The barriers to litigation are crumbling. That employment dispute that wasn't worth pursuing at $50,000 in legal fees? At $5,000, it's suddenly viable. That patent troll who could only afford to sue 10 companies? Now they're suing 100. Small claims that lawyers previously rejected will flood the system. The legal system will drown in its own productivity.
This isn't speculation. We're already seeing early warning signs. Courts report rising pro se filings as legal forms become more accessible through technology. Legal research that once took days now takes hours, so lawyers research everything. Discovery requests have ballooned from dozens of documents to millions of electronic files. Every efficiency gain has been consumed by increased volume.
The Real Change: What Lawyers Do, Not How Much
The transformation won't be in quantity of work but in its nature. AI will eliminate certain tasks while creating entirely new categories of legal work. Lawyers who spent hours drafting routine contracts will spend that time negotiating increasingly complex deal structures that AI surfaces as possibilities. Associates who reviewed documents will instead train, prompt, and quality-control AI systems.
New practice areas will emerge overnight. AI compliance law is already booming. Algorithmic discrimination cases are multiplying. Smart contract disputes need lawyers who understand both code and law. The metaverse needs property rights. Cryptocurrency needs regulation. Every technological advance creates legal questions that didn't exist yesterday.
The skill shift will be brutal for lawyers who resist. Drafting ability matters less when AI can write. Research skills become less valuable when AI can find every relevant case in seconds. But prompt engineering, AI oversight, and technology strategy become essential. Lawyers will need to be part attorney, part technologist, part project manager. Those who can't adapt will be roadkill.
Embracing the Chaos
Fighting this transformation is pointless. The firms trying to restrict AI use are already losing ground to competitors who embrace it. The solution isn't to resist but to restructure everything about how legal services are delivered and priced.
First, abandon the billable hour immediately. When an AI can do in minutes what took hours, hourly billing becomes absurd. Value pricing, fixed fees, and subscription models are the only sustainable paths forward. Clients won't pay hourly rates for work done by machines, and they shouldn't.
Second, radically reimagine staffing models.

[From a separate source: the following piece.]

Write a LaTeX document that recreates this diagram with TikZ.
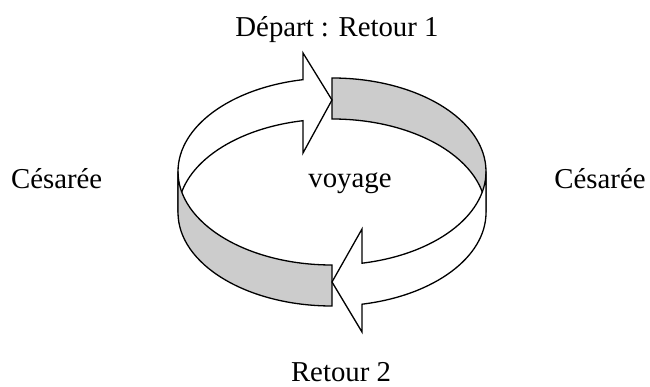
\documentclass[tikz,border=0pt]{standalone}
\usepackage{fontspec}
\setmainfont{Liberation Serif}
\begin{document}
\begin{tikzpicture}[x=1pt,y=1pt,
  band/.style={draw=black,line width=1.3pt,line join=miter},
  grayband/.style={band,fill=black!20},
  whiteband/.style={band,fill=white},
  lbl/.style={anchor=base,inner sep=0pt,font=\fontsize{28.8}{34}\selectfont}]
\useasboundingbox (0,0) rectangle (650,387);
% back wall: right part grey
\path[grayband] (332,309) arc[start angle=90,end angle=0,x radius=154,y radius=93.5]
  -- (486,174.5) arc[start angle=0,end angle=90,x radius=154,y radius=93.5] -- cycle;
% back wall: left part white with arrow head pointing right
\path[whiteband] (178,215.5) arc[start angle=180,end angle=100.85,x radius=154,y radius=93.5]
  -- (303,334) -- (332,287) -- (303,234)
  -- (303,266.3) arc[start angle=100.85,end angle=180,x radius=154,y radius=93.5] -- cycle;
% front wall: left part grey
\path[grayband] (178,215.5) arc[start angle=180,end angle=270,x radius=154,y radius=93.5]
  -- (332,81) arc[start angle=270,end angle=180,x radius=154,y radius=93.5] -- cycle;
% front wall: right part white with arrow head pointing left
\path[whiteband] (486,215.5) arc[start angle=360,end angle=281.23,x radius=154,y radius=93.5]
  -- (362,158) -- (332,105) -- (362,55)
  -- (362,82.8) arc[start angle=281.23,end angle=360,x radius=154,y radius=93.5] -- cycle;
% labels
\node[lbl] (top) at (337,350) {Départ : Retour 1};
\node[lbl] (left) at (56.7,198.7) {Césarée};
\node[lbl] (right) at (600,198.7) {Césarée};
\node[lbl] (mid) at (350,199) {voyage};
\node[lbl] (bottom) at (341,5) {Retour 2};
\end{tikzpicture}
\end{document}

The traditional pyramid of partners, associates, and paralegals breaks when one lawyer with AI can do the work of 10. The successful firm of 2030 will look more like a tech company than a traditional partnership.
Third, specialize aggressively. When basic legal work becomes commoditized through AI, the only differentiation is expertise that AI can't replicate. Deep industry knowledge, relationship management, and strategic judgment become the core value proposition. Everything else gets automated.
Fourth, invest in AI infrastructure now, not later. The firms waiting for perfect solutions will be crushed by those iterating with imperfect ones. Build AI committees, establish prompt libraries, create feedback loops for AI performance. The learning curve is steep, and late starters won't catch up.
Finally, prepare your clients for the coming chaos. When legal services become cheap and fast, demand will soar. Businesses that budget for 10 contracts a year will create 100. Litigation that was economically irrational becomes viable. Help clients understand that lower unit costs mean higher total legal spend, not savings.
The Future Is More, Not Less
The legal profession stands at an inflection point. AI won't reduce the amount of legal work in the world. It will dramatically increase it while transforming what that work entails. Law firms that expect AI to reduce headcount and increase margins are planning for a future that won't exist.
The winners will be firms that recognize AI as a volume multiplier, not a cost reducer. They'll restructure their entire business model around the assumption that legal work will be 10 times faster, 10 times cheaper, and therefore 100 times more abundant. They'll hire different people, price different ways, and serve clients differently.
The promise of less work has always been a mirage. Email didn't reduce communication; it exploded it. Word processing didn't reduce documentation; it multiplied it. AI won't reduce legal work; it will transform it into something unrecognizable. The question isn't whether this transformation is coming. It's whether you'll be ready when it arrives.
Stop believing the fairy tale that technology reduces work. Start preparing for the reality that it multiplies it exponentially. The firms that survive won't be those that used AI to do less. They'll be those that used AI to do more than anyone thought possible.